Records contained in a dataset
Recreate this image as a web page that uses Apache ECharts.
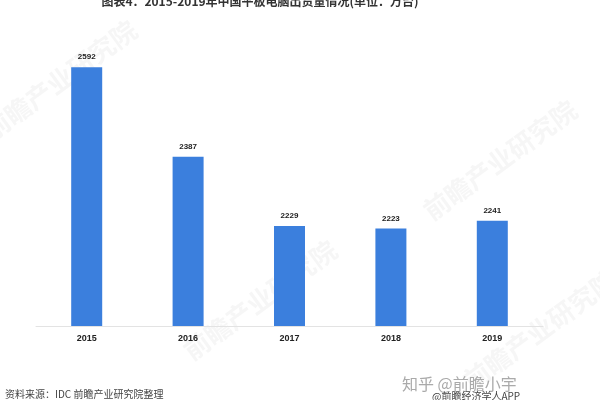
<!DOCTYPE html>
<html><head><meta charset="utf-8">
<script src="https://cdn.jsdelivr.net/npm/echarts@6/dist/echarts.min.js"></script>
<style>html,body{margin:0;padding:0;background:#fff}#c{width:600px;height:400px}</style>
</head><body><div id="c"></div>
<script>
const categories = ['2015', '2016', '2017', '2018', '2019'];
const shipments = [2592, 2387, 2229, 2223, 2241];
const titleText = '图表4：2015-2019年中国平板电脑出货量情况(单位：万台)';
const sourceText = '资料来源：IDC 前瞻产业研究院整理';

const chart = echarts.init(document.getElementById('c'), null, {renderer: 'canvas'});
const wm = (x, y) => ({
  type: 'text', x: x, y: y, rotation: Math.PI / 5, silent: true, z: 0,
  style: {text: '前瞻产业研究院', fill: 'rgba(190,190,190,0.14)',
    font: 'bold 26px "Noto Sans CJK SC"', textAlign: 'center', textVerticalAlign: 'middle'}
});
chart.setOption({
  animation: false,
  backgroundColor: '#fff',
  grid: {left: 36, right: 57, top: 20, bottom: 74},
  xAxis: {
    type: 'category', data: categories,
    axisLine: {lineStyle: {color: '#e3e3e3', width: 1}},
    axisTick: {show: false},
    axisLabel: {color: '#222', fontSize: 9, fontWeight: 'bold', margin: 8, fontFamily: 'Liberation Sans'}
  },
  yAxis: {type: 'value', min: 2000, max: 2700, show: false, splitLine: {show: false}},
  series: [{
    type: 'bar', data: shipments, barWidth: 31,
    itemStyle: {color: '#3b7fdd'},
    label: {show: true, position: 'top', distance: 6, color: '#222', fontSize: 8, fontWeight: 'bold', fontFamily: 'Liberation Sans'}
  }],
  graphic: [
    wm(60, 80), wm(500, 160), wm(260, 300), wm(540, 330),
    {type: 'text', x: 260, y: 1, silent: true,
      style: {text: titleText, font: 'bold 12px "Noto Sans CJK SC"', fill: '#333', textAlign: 'center', textVerticalAlign: 'middle'}},
    {type: 'text', x: 5, y: 394, silent: true,
      style: {text: sourceText, font: '10px "Noto Sans CJK SC"', fill: '#444', textVerticalAlign: 'middle'}},
    {type: 'text', x: 402, y: 384, silent: true,
      style: {text: '知乎 @前瞻小宇', font: '16px "Noto Sans CJK SC"', fill: '#aaa', textVerticalAlign: 'middle'}},
    {type: 'text', x: 432, y: 396, silent: true,
      style: {text: '@前瞻经济学人APP', font: '10px "Noto Sans CJK SC"', fill: '#444', textVerticalAlign: 'middle'}}
  ]
});
</script></body></html>
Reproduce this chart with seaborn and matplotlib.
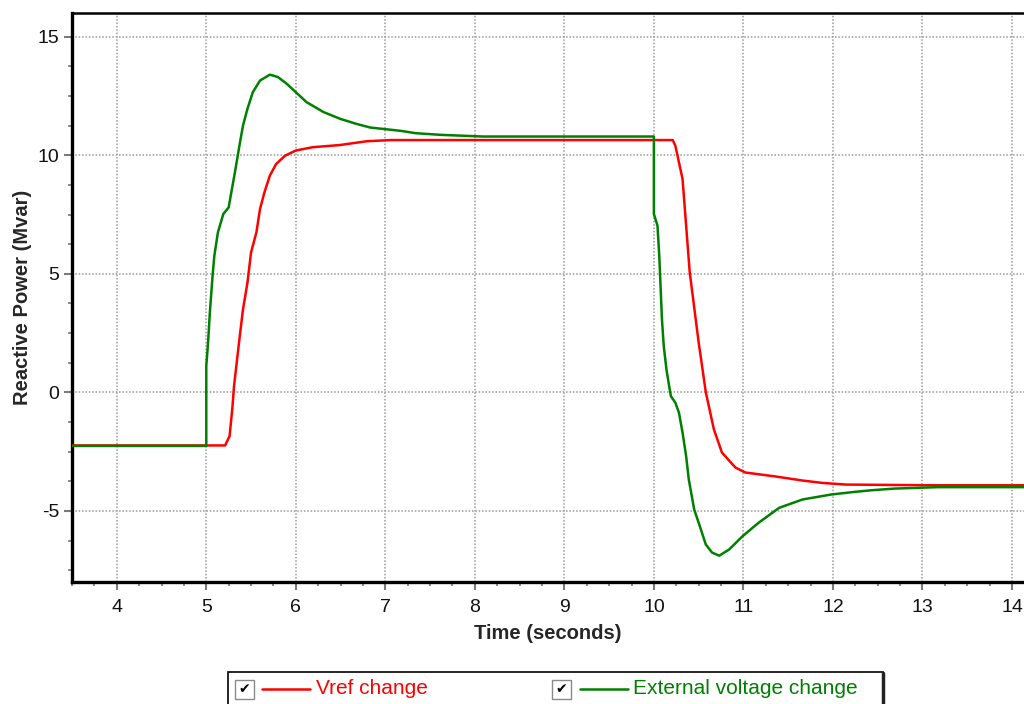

• [Your objective] Copy the data word for word. Pictures do not go in the copy.

• [Solution to the exercise]
Recreate this image as a web page that uses Apache ECharts.
<!DOCTYPE html>
<html><head><meta charset="utf-8">
<script src="https://cdn.jsdelivr.net/npm/echarts@6/dist/echarts.min.js"></script>
<style>html,body{margin:0;padding:0;background:#fff}#c{width:600px;height:400px}</style>
</head><body><div id="c"></div>
<script>
const categories = ['2015', '2016', '2017', '2018', '2019'];
const shipments = [2592, 2387, 2229, 2223, 2241];
const titleText = '图表4：2015-2019年中国平板电脑出货量情况(单位：万台)';
const sourceText = '资料来源：IDC 前瞻产业研究院整理';

const chart = echarts.init(document.getElementById('c'), null, {renderer: 'canvas'});
const wm = (x, y) => ({
  type: 'text', x: x, y: y, rotation: Math.PI / 5, silent: true, z: 0,
  style: {text: '前瞻产业研究院', fill: 'rgba(190,190,190,0.14)',
    font: 'bold 26px "Noto Sans CJK SC"', textAlign: 'center', textVerticalAlign: 'middle'}
});
chart.setOption({
  animation: false,
  backgroundColor: '#fff',
  grid: {left: 36, right: 57, top: 20, bottom: 74},
  xAxis: {
    type: 'category', data: categories,
    axisLine: {lineStyle: {color: '#e3e3e3', width: 1}},
    axisTick: {show: false},
    axisLabel: {color: '#222', fontSize: 9, fontWeight: 'bold', margin: 8, fontFamily: 'Liberation Sans'}
  },
  yAxis: {type: 'value', min: 2000, max: 2700, show: false, splitLine: {show: false}},
  series: [{
    type: 'bar', data: shipments, barWidth: 31,
    itemStyle: {color: '#3b7fdd'},
    label: {show: true, position: 'top', distance: 6, color: '#222', fontSize: 8, fontWeight: 'bold', fontFamily: 'Liberation Sans'}
  }],
  graphic: [
    wm(60, 80), wm(500, 160), wm(260, 300), wm(540, 330),
    {type: 'text', x: 260, y: 1, silent: true,
      style: {text: titleText, font: 'bold 12px "Noto Sans CJK SC"', fill: '#333', textAlign: 'center', textVerticalAlign: 'middle'}},
    {type: 'text', x: 5, y: 394, silent: true,
      style: {text: sourceText, font: '10px "Noto Sans CJK SC"', fill: '#444', textVerticalAlign: 'middle'}},
    {type: 'text', x: 402, y: 384, silent: true,
      style: {text: '知乎 @前瞻小宇', font: '16px "Noto Sans CJK SC"', fill: '#aaa', textVerticalAlign: 'middle'}},
    {type: 'text', x: 432, y: 396, silent: true,
      style: {text: '@前瞻经济学人APP', font: '10px "Noto Sans CJK SC"', fill: '#444', textVerticalAlign: 'middle'}}
  ]
});
</script></body></html>
Reproduce this chart with seaborn and matplotlib.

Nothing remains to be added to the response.